Your task: Restate the full listing word for word and leave the pictures out.

Source material:
* * *
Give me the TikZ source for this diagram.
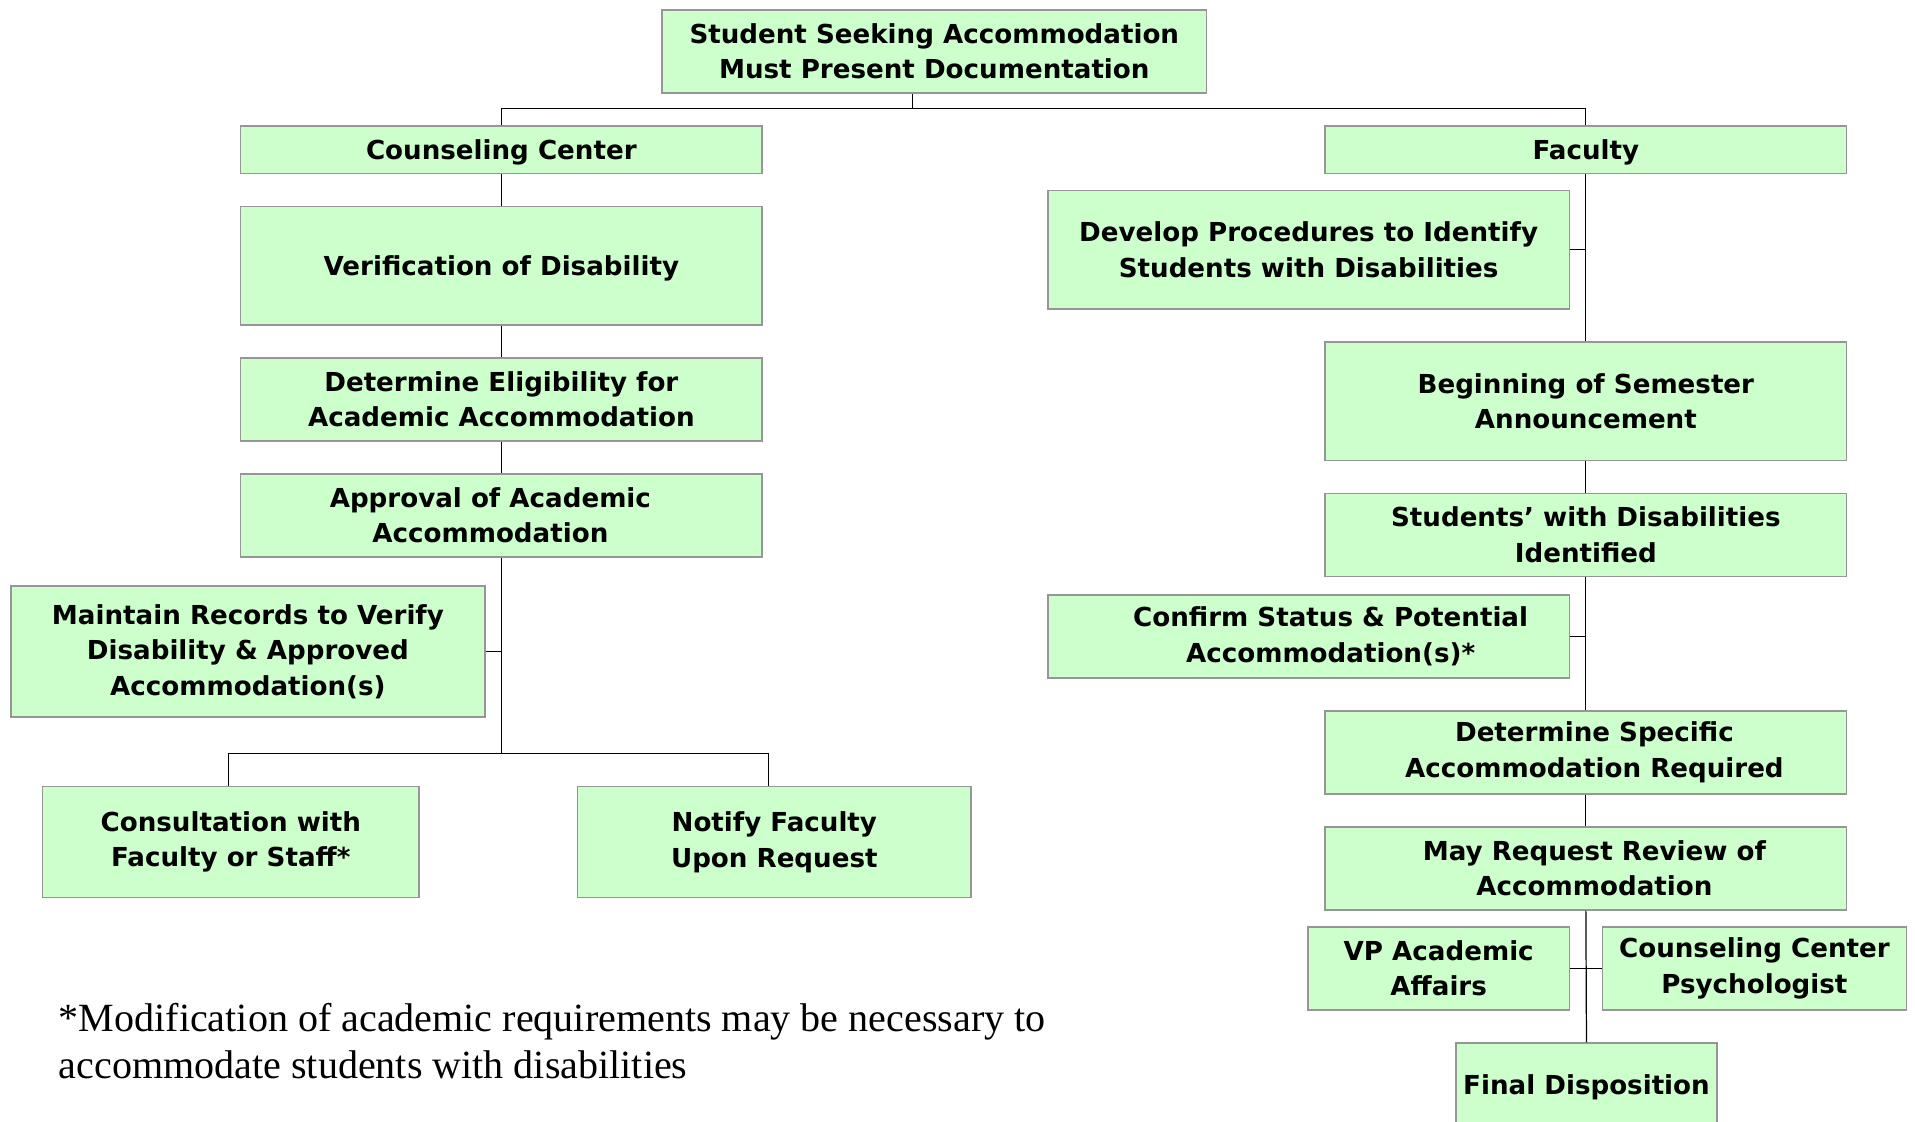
\documentclass[tikz,border=0pt]{standalone}
\usepackage{fontspec}
\setmainfont{DejaVu Sans}
\newfontfamily\notefont{Liberation Serif}
\usepackage{tikz}

\definecolor{boxfill}{RGB}{204,255,204}
\definecolor{boxline}{RGB}{150,150,150}
\tikzset{
  stepbox/.style={draw=boxline, fill=boxfill, line width=1.2pt, align=center, inner sep=0pt,
    font=\fontsize{21.4}{29}\selectfont\bfseries,
    execute at begin node={\rule{0pt}{21pt}}},
  link/.style={draw=black, line width=1pt},
}

\begin{document}
\begin{tikzpicture}[x=1pt,y=1pt,yscale=-1,xscale=1]
\path[use as bounding box] (0,0) rectangle (1568,918);

% Text Node
\node[stepbox, minimum width=446, minimum height=68] (top) at (765,42) {Student Seeking Accommodation\\Must Present Documentation};

%Shape: Rectangle -- counseling side
\node[stepbox, minimum width=427, minimum height=39] (cc) at (410.5,122.5) {Counseling Center};
\node[stepbox, minimum width=427, minimum height=97] (verif) at (410.5,217.5) {Verification of Disability};
\node[stepbox, minimum width=427, minimum height=68] (elig) at (410.5,327) {Determine Eligibility for\\Academic Accommodation};
\node[stepbox, minimum width=427, minimum height=68] (appr) at (410.5,422) {\hspace*{-18pt}Approval of Academic\\\hspace*{-18pt}Accommodation};
\node[stepbox, minimum width=388, minimum height=107] (maint) at (203,533.5) {Maintain Records to Verify\\Disability \& Approved\\Accommodation(s)};
\node[stepbox, minimum width=308, minimum height=91] (cons) at (189,689.5) {Consultation with\\Faculty or Staff*};
\node[stepbox, minimum width=322, minimum height=91] (notify) at (634,689.5) {Notify Faculty\\Upon Request};

%Shape: Rectangle -- faculty side
\node[stepbox, minimum width=427, minimum height=39] (fac) at (1298.5,122.5) {Faculty};
\node[stepbox, minimum width=427, minimum height=97] (dev) at (1071.5,204.5) {Develop Procedures to Identify\\Students with Disabilities};
\node[stepbox, minimum width=427, minimum height=97] (begin) at (1298.5,328.5) {Beginning of Semester\\Announcement};
\node[stepbox, minimum width=427, minimum height=68] (ident) at (1298.5,438) {Students’ with Disabilities\\Identified};
\node[stepbox, minimum width=427, minimum height=68] (confirm) at (1071.5,521) {\hspace*{36pt}Confirm Status \& Potential\\\hspace*{36pt}Accommodation(s)*};
\node[stepbox, minimum width=427, minimum height=68] (detspec) at (1298.5,616) {\hspace*{14pt}Determine Specific\\\hspace*{14pt}Accommodation Required};
\node[stepbox, minimum width=427, minimum height=68] (review) at (1298.5,711) {\hspace*{14pt}May Request Review of\\\hspace*{14pt}Accommodation};
\node[stepbox, minimum width=214, minimum height=68] (vp) at (1178,793) {VP Academic\\Affairs};
\node[stepbox, minimum width=249, minimum height=68] (psych) at (1436.5,793) {Counseling Center\\Psychologist};
\node[stepbox, minimum width=214, minimum height=68] (final) at (1299,888) {Final Disposition};

%Straight Lines
\coordinate (jtop) at (747,89);
\coordinate (jleft) at (410.5,617);
\draw[link] (jtop) -- (jtop |- top.south);
\draw[link] (cc.north) |- (jtop) -| (fac.north);
\draw[link] (cc.south) -- (verif.north);
\draw[link] (verif.south) -- (elig.north);
\draw[link] (elig.south) -- (appr.north);
\draw[link] (appr.south) -- (jleft);
\draw[link] (maint.east) -- (maint.east -| appr.south);
\draw[link] ([xshift=-2pt]cons.north) |- (jleft) -| ([xshift=-5pt]notify.north);
\draw[link] (fac.south) -- (begin.north);
\draw[link] (dev.east) -- (dev.east -| fac.south);
\draw[link] (begin.south) -- (ident.north);
\draw[link] (ident.south) -- (detspec.north);
\draw[link] (confirm.east) -- (confirm.east -| ident.south);
\draw[link] (detspec.south) -- (review.north);
\draw[link] (review.south) -- (final.north);
\draw[link] (vp.east) -- (vp.east -| review.south);
\draw[link] (psych.west) -- (psych.west -| review.south);

% Text Node
\node[anchor=north west, inner sep=0pt, align=left, font=\notefont\fontsize{32.8}{39}\selectfont] (note) at (48,821) {*Modification of academic requirements may be necessary to\\accommodate students with disabilities};
\end{tikzpicture}
\end{document}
* * *
Response:
Give me the TikZ source for this diagram.
\documentclass[tikz,border=0pt]{standalone}
\usepackage{fontspec}
\setmainfont{DejaVu Sans}
\newfontfamily\notefont{Liberation Serif}
\usepackage{tikz}

\definecolor{boxfill}{RGB}{204,255,204}
\definecolor{boxline}{RGB}{150,150,150}
\tikzset{
  stepbox/.style={draw=boxline, fill=boxfill, line width=1.2pt, align=center, inner sep=0pt,
    font=\fontsize{21.4}{29}\selectfont\bfseries,
    execute at begin node={\rule{0pt}{21pt}}},
  link/.style={draw=black, line width=1pt},
}

\begin{document}
\begin{tikzpicture}[x=1pt,y=1pt,yscale=-1,xscale=1]
\path[use as bounding box] (0,0) rectangle (1568,918);

% Text Node
\node[stepbox, minimum width=446, minimum height=68] (top) at (765,42) {Student Seeking Accommodation\\Must Present Documentation};

%Shape: Rectangle -- counseling side
\node[stepbox, minimum width=427, minimum height=39] (cc) at (410.5,122.5) {Counseling Center};
\node[stepbox, minimum width=427, minimum height=97] (verif) at (410.5,217.5) {Verification of Disability};
\node[stepbox, minimum width=427, minimum height=68] (elig) at (410.5,327) {Determine Eligibility for\\Academic Accommodation};
\node[stepbox, minimum width=427, minimum height=68] (appr) at (410.5,422) {\hspace*{-18pt}Approval of Academic\\\hspace*{-18pt}Accommodation};
\node[stepbox, minimum width=388, minimum height=107] (maint) at (203,533.5) {Maintain Records to Verify\\Disability \& Approved\\Accommodation(s)};
\node[stepbox, minimum width=308, minimum height=91] (cons) at (189,689.5) {Consultation with\\Faculty or Staff*};
\node[stepbox, minimum width=322, minimum height=91] (notify) at (634,689.5) {Notify Faculty\\Upon Request};

%Shape: Rectangle -- faculty side
\node[stepbox, minimum width=427, minimum height=39] (fac) at (1298.5,122.5) {Faculty};
\node[stepbox, minimum width=427, minimum height=97] (dev) at (1071.5,204.5) {Develop Procedures to Identify\\Students with Disabilities};
\node[stepbox, minimum width=427, minimum height=97] (begin) at (1298.5,328.5) {Beginning of Semester\\Announcement};
\node[stepbox, minimum width=427, minimum height=68] (ident) at (1298.5,438) {Students’ with Disabilities\\Identified};
\node[stepbox, minimum width=427, minimum height=68] (confirm) at (1071.5,521) {\hspace*{36pt}Confirm Status \& Potential\\\hspace*{36pt}Accommodation(s)*};
\node[stepbox, minimum width=427, minimum height=68] (detspec) at (1298.5,616) {\hspace*{14pt}Determine Specific\\\hspace*{14pt}Accommodation Required};
\node[stepbox, minimum width=427, minimum height=68] (review) at (1298.5,711) {\hspace*{14pt}May Request Review of\\\hspace*{14pt}Accommodation};
\node[stepbox, minimum width=214, minimum height=68] (vp) at (1178,793) {VP Academic\\Affairs};
\node[stepbox, minimum width=249, minimum height=68] (psych) at (1436.5,793) {Counseling Center\\Psychologist};
\node[stepbox, minimum width=214, minimum height=68] (final) at (1299,888) {Final Disposition};

%Straight Lines
\coordinate (jtop) at (747,89);
\coordinate (jleft) at (410.5,617);
\draw[link] (jtop) -- (jtop |- top.south);
\draw[link] (cc.north) |- (jtop) -| (fac.north);
\draw[link] (cc.south) -- (verif.north);
\draw[link] (verif.south) -- (elig.north);
\draw[link] (elig.south) -- (appr.north);
\draw[link] (appr.south) -- (jleft);
\draw[link] (maint.east) -- (maint.east -| appr.south);
\draw[link] ([xshift=-2pt]cons.north) |- (jleft) -| ([xshift=-5pt]notify.north);
\draw[link] (fac.south) -- (begin.north);
\draw[link] (dev.east) -- (dev.east -| fac.south);
\draw[link] (begin.south) -- (ident.north);
\draw[link] (ident.south) -- (detspec.north);
\draw[link] (confirm.east) -- (confirm.east -| ident.south);
\draw[link] (detspec.south) -- (review.north);
\draw[link] (review.south) -- (final.north);
\draw[link] (vp.east) -- (vp.east -| review.south);
\draw[link] (psych.west) -- (psych.west -| review.south);

% Text Node
\node[anchor=north west, inner sep=0pt, align=left, font=\notefont\fontsize{32.8}{39}\selectfont] (note) at (48,821) {*Modification of academic requirements may be necessary to\\accommodate students with disabilities};
\end{tikzpicture}
\end{document}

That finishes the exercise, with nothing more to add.